Akademik Veri Yönetim Sistemi
PEERJ COMPUTER SCIENCE, sa.11, ss.1-31, 2025 (SCI-Expanded, Scopus)
Accurate and early diagnosis of knee osteoarthritis (KOA) is critical for effective treatment and patient management. In this study, I propose an enhanced deep learning-based diagnostic framework centered on our custom-designed DenseNet201+ architecture, specifically optimized for automated Kellgren–Lawrence (KL) grading from radiographic images. DenseNet201+ introduces architectural innovations including spatial attention mechanisms and multi-scale pooling strategies, enabling comprehensive extraction of both global anatomical patterns and localized joint features. To further enhance diagnostic performance, the methodology implements a deep feature engineering pipeline that transforms the extracted 512- dimensional feature vectors into enriched representations through higher-order statistical analysis, entropy computation, and activation modeling.
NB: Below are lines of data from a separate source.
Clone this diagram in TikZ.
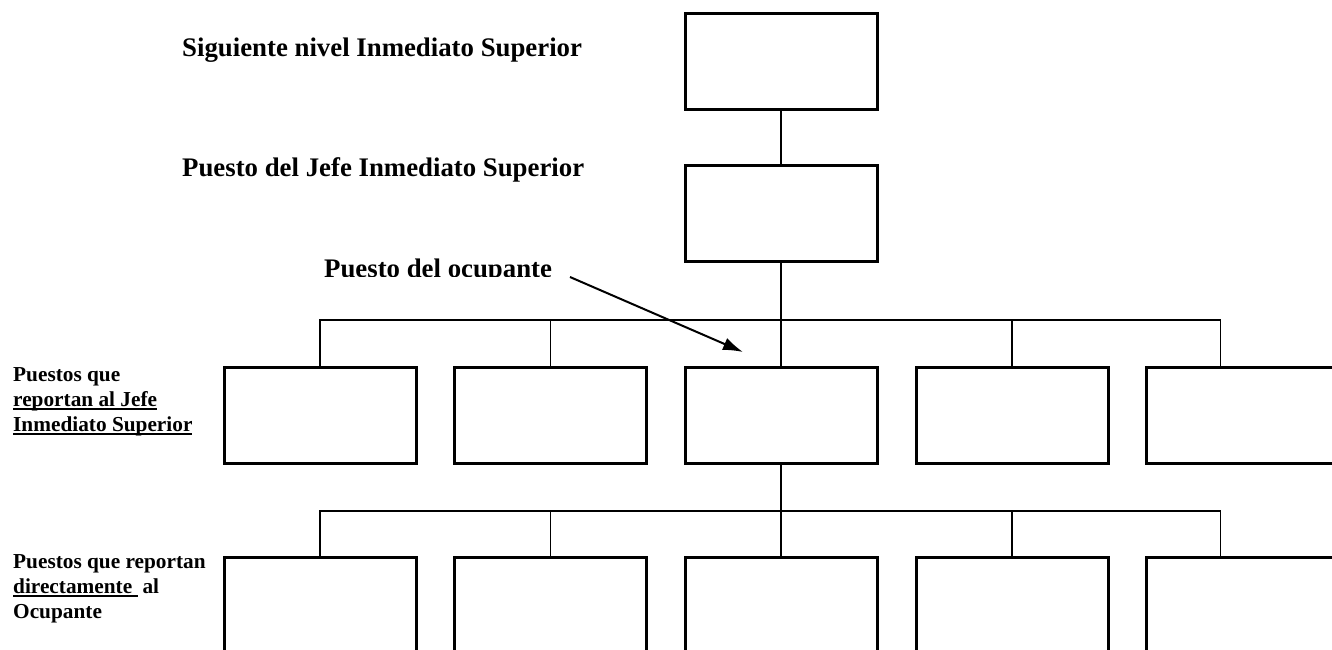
\documentclass[tikz,border=0pt]{standalone}
\usepackage{fontspec}
\setmainfont{Liberation Serif}
\usetikzlibrary{arrows.meta}
\newcommand\myul[1]{\setbox0\hbox{#1}\rlap{\rule[-3.5pt]{\wd0}{1.8pt}}\box0}
\begin{document}
\begin{tikzpicture}[x=1pt,y=-1pt,
  box/.style={draw,line width=3pt,minimum width=192pt,minimum height=96pt,inner sep=0pt},
  lowbox/.style={box,minimum height=192pt},
  conn/.style={line width=1.8pt},
  head/.style={font=\fontsize{26.8}{30}\selectfont\bfseries,anchor=base west,inner sep=0pt},
  side/.style={font=\fontsize{21.3}{25}\selectfont\bfseries,align=left,anchor=base west,inner sep=0pt},
  pointer/.style={line width=2pt,-{Latex[length=20pt,width=13pt]}}]
\clip (0,0) rectangle (1332,649);
\fill[white] (0,0) rectangle (1332,649);
% headings
\node[head] (h1) at (182,56) {Siguiente nivel Inmediato Superior};
\node[head] (h2) at (182,176) {Puesto del Jefe Inmediato Superior};
\begin{scope}
\clip (300,240) rectangle (600,276);
\node[head] (h3) at (324,277) {Puesto del ocupante};
\end{scope}
\node[side] (s1) at (13,431.7) {Puestos que\\\myul{reportan al Jefe}\\\myul{Inmediato Superior}};
\node[side] (s2) at (13,618.3) {Puestos que reportan\\\myul{directamente\ }\hspace{5pt}al\\Ocupante};
% boxes
\node[box] (top) at (781,61) {};
\node[box] (jefe) at (781,213) {};
\node[box] (ra) at (320,415) {};
\node[box] (rb) at (550.5,415) {};
\node[box] (rc) at (781,415) {};
\node[box] (rd) at (1012,415) {};
\node[box] (re) at (1242,415) {};
\node[lowbox] (la) at (320,653) {};
\node[lowbox] (lb) at (550.5,653) {};
\node[lowbox] (lc) at (781,653) {};
\node[lowbox] (ld) at (1012,653) {};
\node[lowbox] (le) at (1242,653) {};
% connectors
\coordinate (bus1) at (781,320);
\coordinate (bus2) at (781,510.7);
\coordinate (dre) at ([xshift=76pt]re.north west);
\coordinate (dle) at ([xshift=76pt]le.north west);
\draw[conn] (top.south) -- (jefe.north);
\draw[conn] (jefe.south) -- (rc.north);
\draw[conn] (ra.north) -- (ra.north |- bus1) -- (dre |- bus1) -- (dre);
\draw[conn] (rb.north) -- (rb.north |- bus1);
\draw[conn] (rd.north) -- (rd.north |- bus1);
\draw[conn] (rc.south) -- (bus2);
\draw[conn] (la.north) -- (la.north |- bus2) -- (dle |- bus2) -- (dle);
\draw[conn] (lb.north) -- (lb.north |- bus2);
\draw[conn] (lc.north) -- (bus2);
\draw[conn] (ld.north) -- (ld.north |- bus2);
% arrow
\coordinate (astart) at (570,277);
\coordinate (aend) at (743,352);
\draw[pointer] (astart) -- (aend);
\end{tikzpicture}
\end{document}
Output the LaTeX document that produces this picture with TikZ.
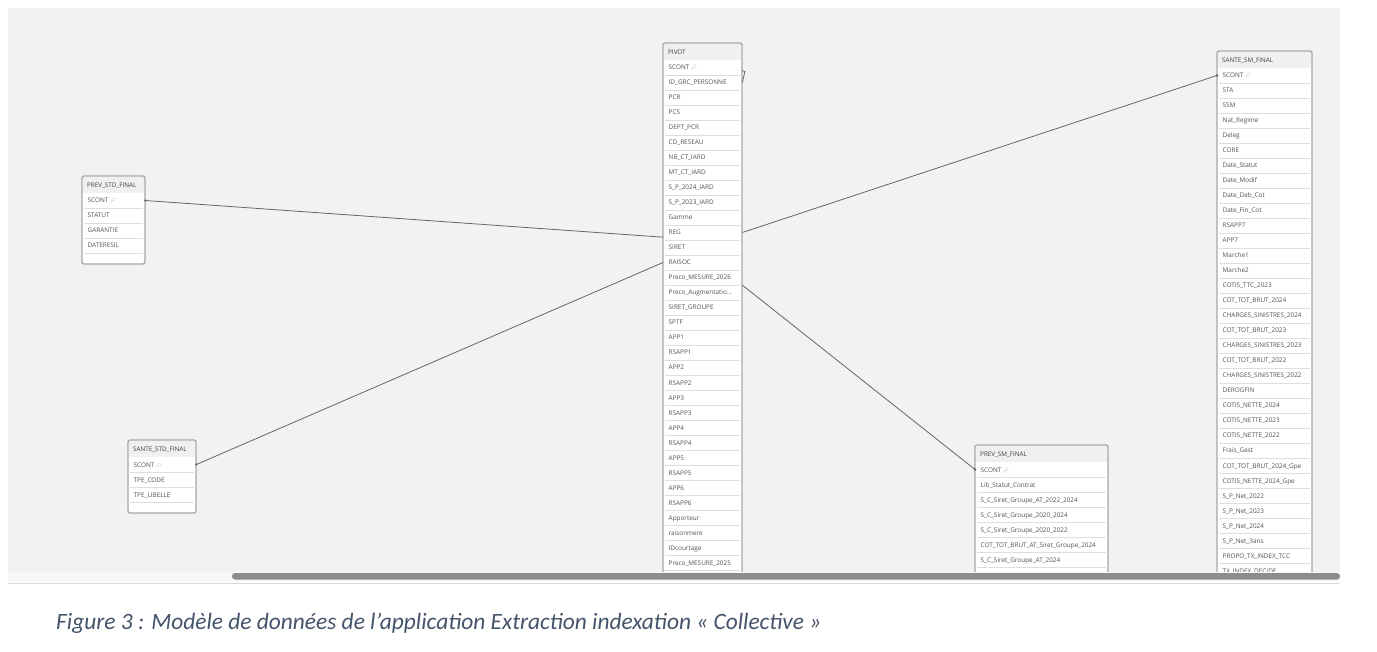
\documentclass[tikz,border=0pt]{standalone}
\usepackage{fontspec}
\setmainfont{Open Sans}
\newfontfamily\capfont{Carlito}
\newfontfamily\emojifont{Noto Emoji}
\usetikzlibrary{calc}
\definecolor{canvasbg}{HTML}{F2F2F2}
\definecolor{boxline}{HTML}{A6A6A6}
\definecolor{headbg}{HTML}{F0F0F0}
\definecolor{sepline}{HTML}{DEDEDE}
\definecolor{rowtext}{HTML}{525252}
\definecolor{titletext}{HTML}{404040}
\definecolor{connline}{HTML}{666666}
\definecolor{captext}{HTML}{44546A}
\definecolor{thumbc}{HTML}{8C8C8C}
\definecolor{stripc}{HTML}{F8F8F8}
\definecolor{rulec}{HTML}{D9D9D9}
\definecolor{iconc}{HTML}{A8A8A8}

\newcommand{\keyicon}{\,{\emojifont\fontsize{5}{5}\selectfont\color{iconc}🔎}}

\newcommand{\dbtable}[7]{%
 \fill[white,rounded corners=2] (#2,#4) rectangle (#3,{#4+#6});
 \fill[headbg] ({#2+0.7},{#4+0.7}) rectangle ({#3-0.7},{#4+17});
 \node[ttitle] (#1-t) at ({#2+5},{#4+9.3}) {#5};
 \foreach \rowtext [count=\i] in {#7} {
   \node[trow,text width={#3-#2-11}] (#1-\i) at (#2,{#4+17+7.5+15*(\i-1)}) {\rowtext};
   \draw[tsep] ($(#1-\i.south west)+(2,0)$) -- ($(#1-\i.south east)+(-2,0)$);
 }
 \draw[tbox] (#2,#4) rectangle (#3,{#4+#6});
}

\begin{document}
\begin{tikzpicture}[x=1pt,y=-1pt,
  trow/.style={anchor=west, minimum height=15, inner xsep=5.5, inner ysep=0, align=left,
    text height=6.5, text depth=1.5,
    font=\fontsize{6.4}{7}\selectfont, text=rowtext},
  ttitle/.style={anchor=west, inner sep=0, font=\fontsize{6.3}{7}\selectfont, text=titletext},
  tbox/.style={draw=boxline, line width=1.3, rounded corners=2},
  tsep/.style={draw=sepline, line width=0.6},
  conn/.style={draw=connline, line width=0.8},
  enddot/.style={fill=connline}]
\useasboundingbox (0,0) rectangle (1377,652);
\fill[white] (0,0) rectangle (1377,652);
\fill[canvasbg] (8,8) rectangle (1340,572);
\begin{scope}
\clip (8,8) rectangle (1340,572);
\dbtable{prevstd}{82}{145}{176}{PREV\_STD\_FINAL}{88}{SCONT\keyicon, STATUT, GARANTIE, DATERESIL}
\dbtable{santestd}{128}{196}{440}{SANTE\_STD\_FINAL}{73}{SCONT\keyicon, TPE\_CODE, TPE\_LIBELLE}
\dbtable{pivot}{663}{742}{43}{PIVOT}{600}{SCONT\keyicon, ID\_GRC\_PERSONNE, PCR, PCS, DEPT\_PCR, CD\_RESEAU, NB\_CT\_IARD, MT\_CT\_IARD, S\_P\_2024\_IARD, S\_P\_2023\_IARD, Gamme, REG, SIRET, RAISOC, Preco\_MESURE\_2026, Preco\_Augmentatio…, SIRET\_GROUPE, SPTF, APP1, RSAPP1, APP2, RSAPP2, APP3, RSAPP3, APP4, RSAPP4, APP5, RSAPP5, APP6, RSAPP6, Apporteur, raisonmere, IDcourtage, Preco\_MESURE\_2025}
\dbtable{santesm}{1217}{1312}{51}{SANTE\_SM\_FINAL}{600}{SCONT\keyicon, STA, SSM, Nat\_Regime, Deleg, CORE, Date\_Statut, Date\_Modif, Date\_Deb\_Cot, Date\_Fin\_Cot, RSAPP7, APP7, Marche1, Marche2, COTIS\_TTC\_2023, COT\_TOT\_BRUT\_2024, CHARGES\_SINISTRES\_2024, COT\_TOT\_BRUT\_2023, CHARGES\_SINISTRES\_2023, COT\_TOT\_BRUT\_2022, CHARGES\_SINISTRES\_2022, DEROGFIN, COTIS\_NETTE\_2024, COTIS\_NETTE\_2023, COTIS\_NETTE\_2022, Frais\_Gest, COT\_TOT\_BRUT\_2024\_Gpe, COTIS\_NETTE\_2024\_Gpe, S\_P\_Net\_2022, S\_P\_Net\_2023, S\_P\_Net\_2024, S\_P\_Net\_3ans, PROPO\_TX\_INDEX\_TCC, TX\_INDEX\_DECIDE}
\dbtable{prevsm}{975}{1108}{445}{PREV\_SM\_FINAL}{300}{SCONT\keyicon, Lib\_Statut\_Contrat, S\_C\_Siret\_Groupe\_AT\_2022\_2024, S\_C\_Siret\_Groupe\_2020\_2024, S\_C\_Siret\_Groupe\_2020\_2022, COT\_TOT\_BRUT\_AT\_Siret\_Groupe\_2024, S\_C\_Siret\_Groupe\_AT\_2024}
% connectors
\draw[conn] (prevstd-1.east) -- ($(pivot-12.south west)+(0,-3)$);
\draw[conn] (santestd-1.east) -- (pivot-14.west);
\draw[conn] (pivot-12.east) -- (santesm-1.west);
\draw[conn] (pivot-15.south east) -- (prevsm-1.west);
\draw[conn] (pivot-2.east) -- ++(2.5,-11) -- ++(-3,-1);
\fill[enddot] (prevstd-1.east) circle (1.3);
\fill[enddot] (santestd-1.east) circle (1.3);
\fill[enddot] (santesm-1.west) circle (1.3);
\fill[enddot] (prevsm-1.west) circle (1.3);
\end{scope}
% scrollbar
\fill[stripc] (8,572) rectangle (1340,582);
\fill[thumbc, rounded corners=3] (232,573) rectangle (1340,579.5);
\draw[rulec, line width=0.8] (8,583) -- (1340,583);
% caption
\node[anchor=base west, inner sep=0, font=\capfont\itshape\fontsize{23.4}{27}\selectfont, text=captext] (caption) at (56,629) {Figure 3 : Modèle de données de l’application Extraction indexation « Collective »};
\end{tikzpicture}
\end{document}
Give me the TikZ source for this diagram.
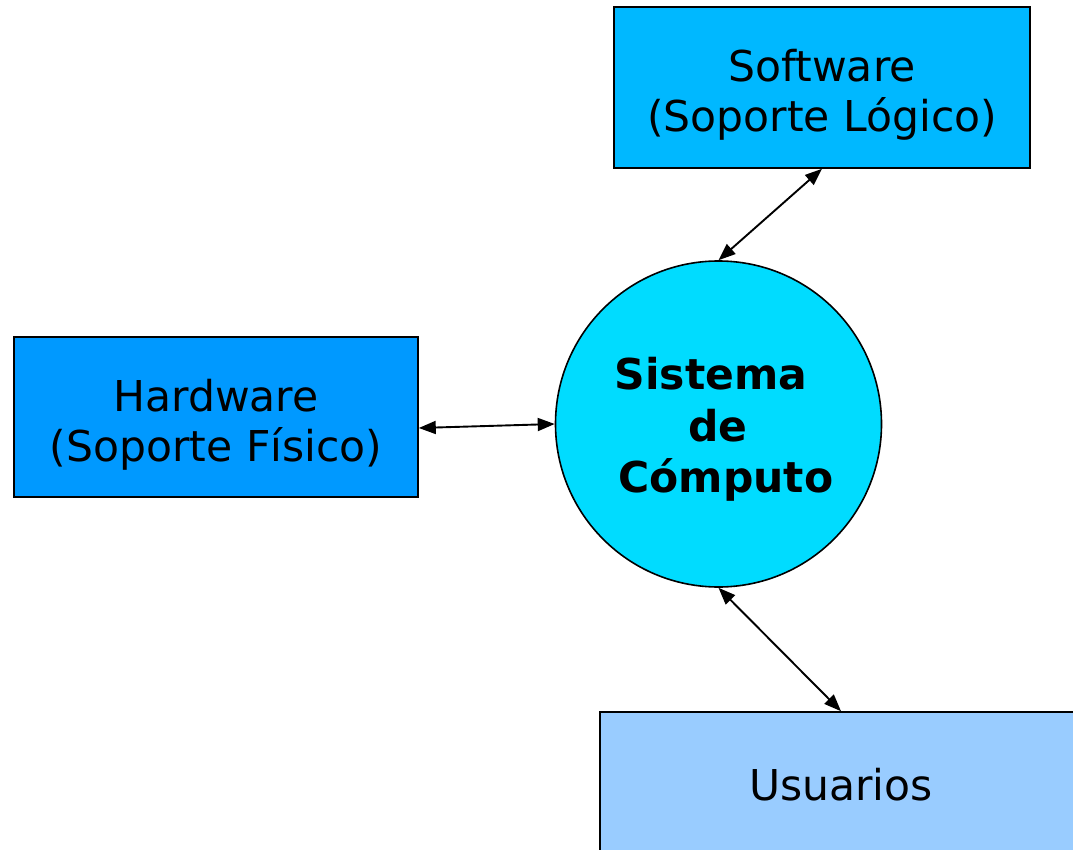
\documentclass[tikz,border=0pt]{standalone}
\usepackage{fontspec}
\setmainfont{DejaVu Sans}
\usetikzlibrary{arrows.meta}
\definecolor{swblue}{HTML}{00B8FF}
\definecolor{hwblue}{HTML}{0099FF}
\definecolor{sysblue}{HTML}{00DCFF}
\definecolor{usblue}{HTML}{99CCFF}
\tikzset{
  box/.style={draw=black, line width=1.6pt, inner sep=0pt},
  lbl/.style={font=\fontsize{42.5}{50}\selectfont, align=center, inner sep=0pt},
  blbl/.style={font=\bfseries\fontsize{42.5}{51.5}\selectfont, align=center, inner sep=0pt},
  link/.style={line width=1.9pt, {Triangle[length=17pt,width=13pt]}-{Triangle[length=17pt,width=13pt]}}
}
\begin{document}
\begin{tikzpicture}[x=1pt,y=-1pt]
\useasboundingbox (0,0) rectangle (1073,850);
\node[box, fill=swblue, minimum width=416pt, minimum height=161pt] (sw) at (822,87.5) {};
\node[box, fill=hwblue, minimum width=404pt, minimum height=160pt] (hw) at (216,417) {};
\node[draw=black, line width=1.6pt, fill=sysblue, circle, minimum size=326pt, inner sep=0pt] (sys) at (718.5,424) {};
\node[box, fill=usblue, minimum width=482pt, minimum height=146pt] (us) at (841,785) {};
\node[lbl] (swt) at (822,95) {Software\\(Soporte Lógico)};
\node[lbl] (hwt) at (216,425) {Hardware\\(Soporte Físico)};
\node[lbl, anchor=base] (ust) at (841,800) {Usuarios};
\node[blbl] (syst) at (718,429.5) {Sistema\hspace*{14pt}\\de\\\hspace*{16pt}Cómputo};
\draw[link] (sw.south) -- (sys.north);
\draw[link] ([yshift=-11pt]hw.east) -- (sys.west);
\draw[link] (sys.south) -- (us.north);
\end{tikzpicture}
\end{document}
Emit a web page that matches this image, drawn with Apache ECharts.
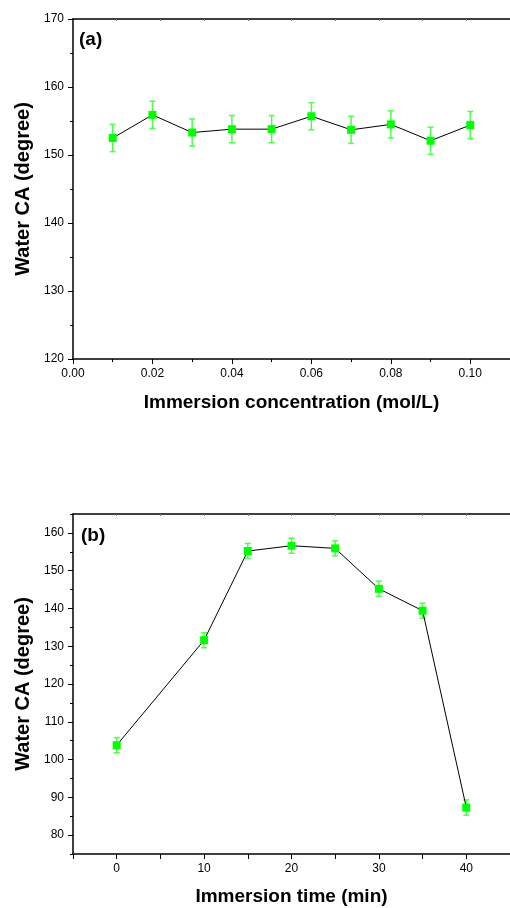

These engineered features are then classified using multiple classical machine learning algorithms. Among them, a support vector machine (SVM) with a radial basis function (RBF) kernel achieved the best performance. Evaluated on a dataset of 13,254 knee X-rays with balanced class distributions across KL grades, the proposed method attained an accuracy of 94.68%, an area under the curve (AUC) of 99.40%, and a perfect AUC of 100% for severe KOA cases (Grade 4). The proposed framework demonstrates robust generalization with a cross-validation stability of 98.71% ± 0.32, and excellent inter-rater agreement (Cohen’s kappa = 0.933, intraclass correlation coefficient (ICC) = 0.951). Explainability was addressed via Gradient-weighted Class Activation Mapping (Grad-CAM) visualizations, highlighting diagnostically relevant regions. In summary, DenseNet201+ combined with deep feature engineering and classical classification establishes a state-of-the-art, interpretable, and computationally efficient solution for automated KOA grading. Its performance exceeds that of existing models and aligns with clinical requirements, offering a scalable tool for real-time deployment in radiology workflows and remote healthcare systems.